How would I go about looking into the source of extern methods like Object.InternalGetEquals()?

Go to https://github.com/dotnet/coreclr/tree/master/src/vm

What is the purpose of the extern modifier on an event?

I have never seen this before, and a search does not really bring up any real-world uses, but can find it in the Roslyn compiler testsuite:

using System.Runtime.CompilerServices;
using System.Runtime.InteropServices;

public class C
{
    [method: DllImport("c")]
    public extern static event System.Action G;
}

The test verifies that this imports the add_G and remove_G functions from the c DLL. Since only the accessor methods are imported, there is no way for C or any of its users to raise the event, that can only be done by the external DLL.

I suspect it's just there for completeness. The extern keyword was already there, and it would quite possibly be more work to reject it in combination with events than to make it work.

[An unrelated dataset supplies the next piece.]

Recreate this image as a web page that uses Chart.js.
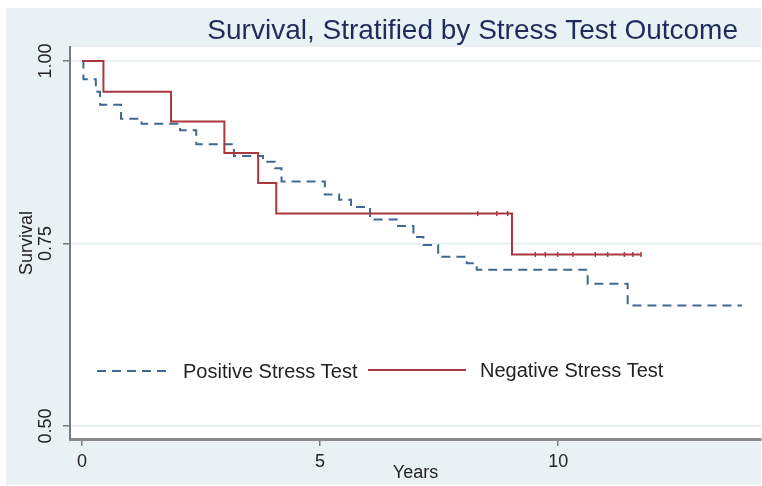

As for your edit, properties, indexers, constructors, static constructors, finalizers, operators all have one thing in common: they're methods. Fancy methods, but methods nonetheless. The same for event accessors. And since methods can be extern, that applies to all methods unless the rules have specific exceptions. Specific exceptions require work, and the benefits of that work have to outweigh the costs. In this case, there are pretty much no benefits to rejecting extern in such cases.

When is it appropriate to use the extern keyword without using the [DllImport] attribute?

One case where I'd use it is if I were a Microsoft developer implementing a call to a method defined in the CLR itself. Like in GC._WaitForFullGCApproach:

[MethodImpl(MethodImplOptions.InternalCall)]
private static extern int _WaitForFullGCApproach(int millisecondsTimeout);

Note: no DllImport. Of course this is cheating a bit -- this is still a call to an unmanaged method, just not with an explicit reference to a DLL. Mere mortals cannot invoke such code, though, since it's valid only in the mscorlib assembly.

Another application of InternalCall is in interop types generated for COM:

namespace Microsoft.Office.Interop.Excel {
    [DefaultMember("_Default")]
    [ClassInterface(0)]
    [ComSourceInterfaces("Microsoft.Office.Interop.Excel.AppEvents\0")]
    [Guid("00024500-0000-0000-C000-000000000046")]
    [TypeLibType(2)]
    [ComImport]
    public class ApplicationClass {
        // ...
        [DispId(302)]
        [MethodImpl(MethodImplOptions.InternalCall)]
        public virtual extern void Quit();
        // ...
    }
}

The attributes allow the runtime to resolve the method call as an invocation to a COM interface. This use of InternalCall is valid outside mscorlib, obviously. You would not typically write such code in C# yourself; it's generated on demand when you add a COM type library as a reference.

The C# language specification goes into slightly more detail than the MSDN:

The extern modifier is typically used in conjunction with a DllImport
attribute (§17.5.1), allowing external methods to be implemented by
DLLs (Dynamic Link Libraries). The execution environment may support
other mechanisms whereby implementations of external methods can be
provided.

From an implementation standpoint, marking a method extern only has the effect of setting the RVA (relative virtual address) of the method to 0, marking it as having no implementation. Attributes like DllImport (and MethodImpl) are necessary to describe to the runtime how to locate the method's actual implementation. This is described in secion I.9.4 of ECMA-335, "Method implementation metadata" (and DllImport and InternalCall seem to be the only ways currently available).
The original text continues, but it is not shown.